### [Task brief]
Each line in the material below, starting at the one with "Write a Python" and ending at the one with "eps_w3394 = [4.0, 4.05, 3.65, 2.45, -0.8, -5.5]", is to be reproduced exactly; no picture is to be copied.
-- start --
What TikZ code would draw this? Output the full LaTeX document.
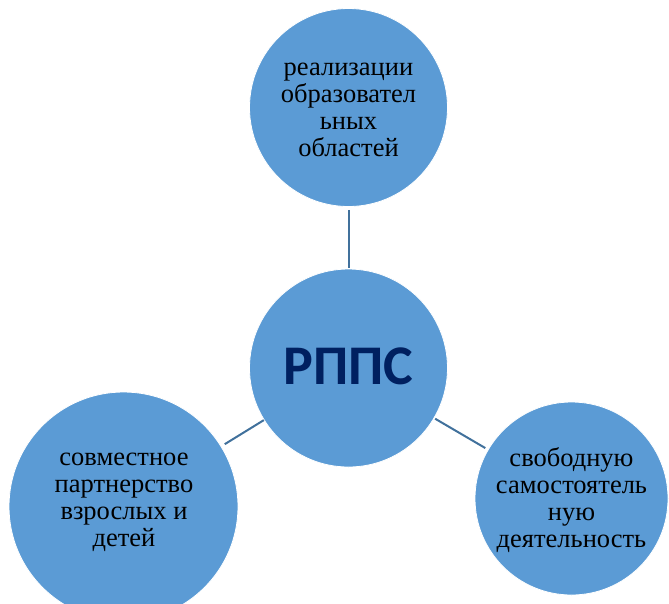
\documentclass[tikz,border=0pt]{standalone}
\usepackage{fontspec}
\setmainfont{Liberation Serif}
\newfontfamily\titlefont{Carlito}
\definecolor{circfill}{HTML}{5B9BD5}
\definecolor{linecol}{HTML}{41719C}
\definecolor{navy}{HTML}{002060}
\begin{document}
\begin{tikzpicture}[x=1pt,y=-1pt,
  bubble/.style={circle,fill=circfill,draw=white,line width=0.8pt,inner sep=0pt,align=center,
    font=\fontsize{26.5}{27}\selectfont},
  btext/.style={align=center,inner sep=0pt,font=\fontsize{26.5}{27}\selectfont},
  link/.style={draw=linecol,line width=2pt}]
\useasboundingbox (0,0) rectangle (669,603);
\begin{scope}
\clip (0,0) rectangle (669,603);
\node[bubble,minimum size=198pt] (top) at (348.5,107.5) {};
\node[btext] (ttext) at (348.5,110) {реализации\\образовател\\ьных\\областей};
\node[bubble,minimum size=198pt] (ctr) at (348.5,368) {};
\node[font=\titlefont\bfseries\fontsize{56}{60}\selectfont,text=navy] (title) at (348.5,366) {РППС};
\node[bubble,minimum size=229pt] (left) at (123.5,506.5) {};
\node[btext] (ltext) at (124,502) {совместное\\партнерство\\взрослых и\\детей};
\node[bubble,minimum size=193pt] (right) at (571.5,498.5) {};
\node[btext] (rtext) at (571.5,500) {свободную\\самостоятель\\ную\\деятельность};
\draw[link,shorten <=3pt,shorten >=1pt] (top) -- (ctr);
\draw[link,shorten <=4pt,shorten >=0pt] (left) -- (ctr);
\draw[link,shorten <=3pt,shorten >=1pt] (right) -- (ctr);
\end{scope}
\end{tikzpicture}
\end{document}
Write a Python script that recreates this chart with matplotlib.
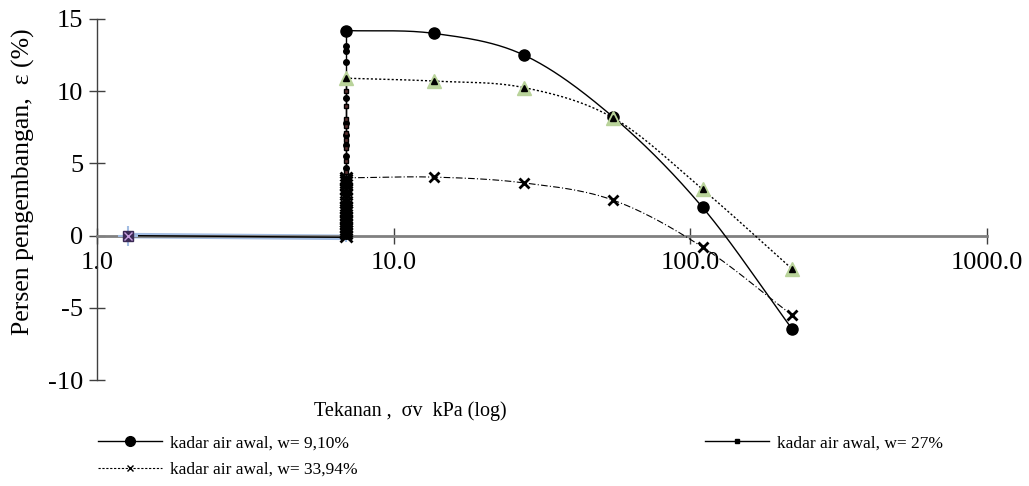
import numpy as np
import matplotlib.pyplot as plt
from matplotlib.lines import Line2D
from matplotlib.ticker import FixedLocator, FixedFormatter, NullLocator

plt.rcParams['font.family'] = ['Liberation Serif', 'DejaVu Serif']
plt.rcParams['font.size'] = 19

# tahap pembebanan (kPa) dan persen pengembangan tiap sampel
tekanan = [6.9, 13.7, 27.5, 55.0, 110.0, 220.0]
eps_w910 = [14.2, 14.0, 12.5, 8.2, 1.95, -6.45]
eps_w27 = [10.9, 10.7, 10.25, 8.15, 3.2, -2.3]
eps_w3394 = [4.0, 4.05, 3.65, 2.45, -0.8, -5.5]

# tahap seating (dari beban awal ke 6.9 kPa)
tekanan_awal = [1.27, 6.9]
eps_awal = [0.0, -0.12]

# pembacaan pengembangan pada beban 6.9 kPa
swell_w910 = [0.0, 0.4, 1.0, 1.6, 2.3, 3.0, 3.6, 4.7, 5.5, 6.3, 7.0, 7.8,
              9.5, 12.0, 12.8, 13.1, 14.2]
swell_w27 = [0.0, 0.5, 1.2, 2.0, 2.8, 3.6, 4.4, 5.2, 6.1, 6.6, 7.1, 7.6,
             8.1, 9.0, 10.0, 10.9]
swell_w3394 = [0.0, 0.15, 0.3, 0.45, 0.6, 0.8, 1.0, 1.2, 1.4, 1.6, 1.8, 2.0,
               2.3, 2.6, 2.9, 3.2, 3.5, 3.7, 3.85, 4.0]

xticks = [1, 10, 100, 1000]
xlabels = ['1.0', '10.0', '100.0', '1000.0']
yticks = [-10, -5, 0, 5, 10, 15]
ylabels = ['-10', '-5', '0', '5', '10', '15']


def smooth(x, y, n=40):
    # garis halus ala excel (catmull-rom di ruang log x)
    lx = np.log10(x)
    y = np.asarray(y, dtype=float)
    px = np.concatenate([[2 * lx[0] - lx[1]], lx, [2 * lx[-1] - lx[-2]]])
    py = np.concatenate([[2 * y[0] - y[1]], y, [2 * y[-1] - y[-2]]])
    xs, ys = [], []
    t = np.linspace(0, 1, n)
    for i in range(1, len(px) - 2):
        p0, p1, p2, p3 = px[i - 1:i + 3]
        q0, q1, q2, q3 = py[i - 1:i + 3]
        xs.append(0.5 * (2 * p1 + (-p0 + p2) * t + (2 * p0 - 5 * p1 + 4 * p2 - p3) * t ** 2
                         + (-p0 + 3 * p1 - 3 * p2 + p3) * t ** 3))
        ys.append(0.5 * (2 * q1 + (-q0 + q2) * t + (2 * q0 - 5 * q1 + 4 * q2 - q3) * t ** 2
                         + (-q0 + 3 * q1 - 3 * q2 + q3) * t ** 3))
    return 10 ** np.concatenate(xs), np.concatenate(ys)


fig = plt.figure(figsize=(10.29, 4.86), dpi=100)
ax = fig.add_axes([97 / 1029, 1 - 380 / 486, 890 / 1029, 361 / 486])
ax.set_xscale('log')

# seating
ax.plot(tekanan_awal, eps_awal, color='#a3bde3', lw=4, zorder=2)
ax.plot(tekanan_awal, eps_awal, color='black', lw=1, zorder=3)
ax.plot(tekanan_awal[0], 0, marker='s', ms=7, color='#3a2a55', zorder=4)
ax.plot(tekanan_awal[0], 0, marker='x', ms=6, mew=1, color='#c8a0e0', zorder=5)
ax.plot(tekanan_awal[0], 0, marker='+', ms=14, mew=1.5, color='#a3bde3', zorder=3)

# pengembangan pada 6.9 kPa
p0 = tekanan[0]
ax.plot([p0] * len(swell_w910), swell_w910, color='black', lw=1, marker='o', ms=4, zorder=4)
ax.plot([p0] * len(swell_w27), swell_w27, color='black', lw=1, marker='s', ms=3,
        mfc='#5a3030', zorder=4)
ax.plot([p0] * len(swell_w3394), swell_w3394, color='black', lw=1, marker='x', ms=8,
        mew=2, zorder=4)
ax.plot([p0, p0], [-0.4, 1.0], color='#a3bde3', lw=1.5, zorder=1)

# kurva pembebanan
sx, sy = smooth(tekanan, eps_w910)
ax.plot(sx, sy, color='black', lw=1, zorder=3)
ax.plot(tekanan, eps_w910, ls='none', marker='o', ms=8, color='black', zorder=5)

sx, sy = smooth(tekanan, eps_w27)
ax.plot(sx, sy, color='black', lw=1, ls=(0, (1.5, 1.5)), zorder=3)
ax.plot(tekanan, eps_w27, ls='none', marker='^', ms=10, color='#b9d39a', zorder=5)
ax.plot(tekanan, eps_w27, ls='none', marker='^', ms=4, color='black', zorder=6)

sx, sy = smooth(tekanan, eps_w3394)
ax.plot(sx, sy, color='black', lw=0.8, ls=(0, (6, 2, 1, 2)), zorder=3)
ax.plot(tekanan, eps_w3394, ls='none', marker='x', ms=7, mew=2, color='black', zorder=5)

ax.set_xlim(1, 1000)
ax.set_ylim(-10, 15)

for s in ['top', 'right']:
    ax.spines[s].set_visible(False)
ax.spines['bottom'].set_position(('data', 0))
ax.spines['bottom'].set_color('#808080')
ax.spines['bottom'].set_linewidth(2)
ax.spines['left'].set_color('#404040')
ax.spines['left'].set_linewidth(1)

ax.xaxis.set_major_locator(FixedLocator(xticks))
ax.xaxis.set_major_formatter(FixedFormatter(xlabels))
ax.xaxis.set_minor_locator(NullLocator())
ax.yaxis.set_major_locator(FixedLocator(yticks))
ax.yaxis.set_major_formatter(FixedFormatter(ylabels))
ax.tick_params(axis='x', direction='inout', length=12, width=1, color='#404040', pad=6)
ax.tick_params(axis='y', direction='inout', length=12, width=1, color='#404040', pad=4)

ax.set_ylabel('Persen pengembangan,  ε (%)', fontsize=18.5)
ax.yaxis.set_label_coords(-0.07, 0.55)
ax.set_xlabel('Tekanan ,  σv  kPa (log)', fontsize=14.5)
ax.xaxis.set_label_coords(0.352, -0.06)

h1 = Line2D([], [], color='black', lw=1, marker='o', ms=7)
h2 = Line2D([], [], color='black', lw=1, marker='s', ms=2.5)
h3 = Line2D([], [], color='black', lw=0.8, ls=(0, (2, 1.5)), marker='x', ms=5)
fig.legend([h1, h3, h2],
           ['kadar air awal, w= 9,10%', 'kadar air awal, w= 33,94%', 'kadar air awal, w= 27%'],
           ncol=2, loc='upper left', bbox_to_anchor=(98 / 1029, 1 - 435 / 486),
           frameon=False, fontsize=12.5, handlelength=3.7, handletextpad=0.45,
           columnspacing=20, labelspacing=0.6, borderaxespad=0, borderpad=0)

fig.savefig('out.png', dpi=100)
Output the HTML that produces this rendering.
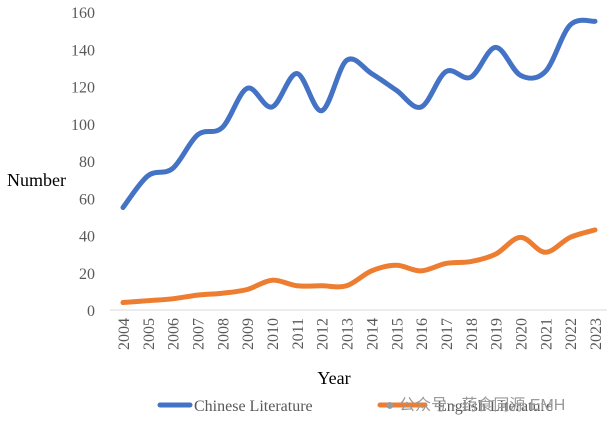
<!DOCTYPE html>
<html><head><meta charset="utf-8"><style>
body{margin:0;background:#fff}
svg text{font-family:"Liberation Serif",serif;fill:#595959}
</style></head><body>
<svg id="c" width="614" height="427">
<g id="axes"></g><g id="series"></g>
<text x="7" y="186" font-size="18" style="fill:#000">Number</text>
<text x="334" y="384" font-size="18" text-anchor="middle" style="fill:#000">Year</text>
<g>
<line x1="160" y1="405" x2="190" y2="405" stroke="#4472C4" stroke-width="5" stroke-linecap="round"/>
<text x="194" y="411" font-size="16">Chinese Literature</text>
<line x1="380" y1="405" x2="425" y2="405" stroke="#ED7D31" stroke-width="5" stroke-linecap="round"/>
<text x="437" y="411" font-size="16">English Literature</text>
</g>
<text x="385" y="410" font-size="16" style="fill:#9a9a9a;font-family:'Liberation Sans','Noto Sans CJK SC',sans-serif">● 公众号 · 药食同源 EMH</text>
</svg>
<script>
const years=[2004,2005,2006,2007,2008,2009,2010,2011,2012,2013,2014,2015,2016,2017,2018,2019,2020,2021,2022,2023];
const chinese=[55,72,76,94,98,119,109,127,107,134,127,118,109,128,125,141,126,128,153,155];
const english=[4,5,6,8,9,11,16,13,13,13,21,24,21,25,26,30,39,31,39,43];
const yTicks=[0,20,40,60,80,100,120,140,160];
const NS="http://www.w3.org/2000/svg";
const x=i=>123+i*(595-123)/(years.length-1);
const y=v=>310-v*(310-12)/160;
const ax=document.getElementById('axes'),se=document.getElementById('series');
function mk(t,a,p){const e=document.createElementNS(NS,t);for(const k in a)e.setAttribute(k,a[k]);p.appendChild(e);return e;}
const base=mk('line',{x1:110,x2:607,y1:y(0),y2:y(0),stroke:'#d9d9d9'},ax);


yTicks.forEach(v=>{const t=mk('text',{x:95,y:y(v)+6,'font-size':16,'text-anchor':'end'},ax);t.textContent=v;

});
years.forEach((yr,i)=>{const t=mk('text',{x:0,y:0,'font-size':16,'text-anchor':'end',transform:`translate(${x(i)+6},318) rotate(-90)`},ax);t.textContent=yr;

});
function path(d){const p=d.map((v,i)=>[x(i),y(v)]);let s=`M${p[0][0]},${p[0][1]}`;
for(let i=0;i<p.length-1;i++){const p0=p[i-1]||p[i],p1=p[i],p2=p[i+1],p3=p[i+2]||p2;
s+=` C${p1[0]+(p2[0]-p0[0])/6},${p1[1]+(p2[1]-p0[1])/6} ${p2[0]-(p3[0]-p1[0])/6},${p2[1]-(p3[1]-p1[1])/6} ${p2[0]},${p2[1]}`;}return s;}
const l1=mk('path',{d:path(chinese),fill:'none',stroke:'#4472C4','stroke-width':5,'stroke-linecap':'round'},se);


const l2=mk('path',{d:path(english),fill:'none',stroke:'#ED7D31','stroke-width':5,'stroke-linecap':'round'},se);


</script>
</body></html>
-- end --
### [Written answer]
Write a Python script that recreates this chart with matplotlib.
import numpy as np
import matplotlib.pyplot as plt
from matplotlib.lines import Line2D
from matplotlib.ticker import FixedLocator, FixedFormatter, NullLocator

plt.rcParams['font.family'] = ['Liberation Serif', 'DejaVu Serif']
plt.rcParams['font.size'] = 19

# tahap pembebanan (kPa) dan persen pengembangan tiap sampel
tekanan = [6.9, 13.7, 27.5, 55.0, 110.0, 220.0]
eps_w910 = [14.2, 14.0, 12.5, 8.2, 1.95, -6.45]
eps_w27 = [10.9, 10.7, 10.25, 8.15, 3.2, -2.3]
eps_w3394 = [4.0, 4.05, 3.65, 2.45, -0.8, -5.5]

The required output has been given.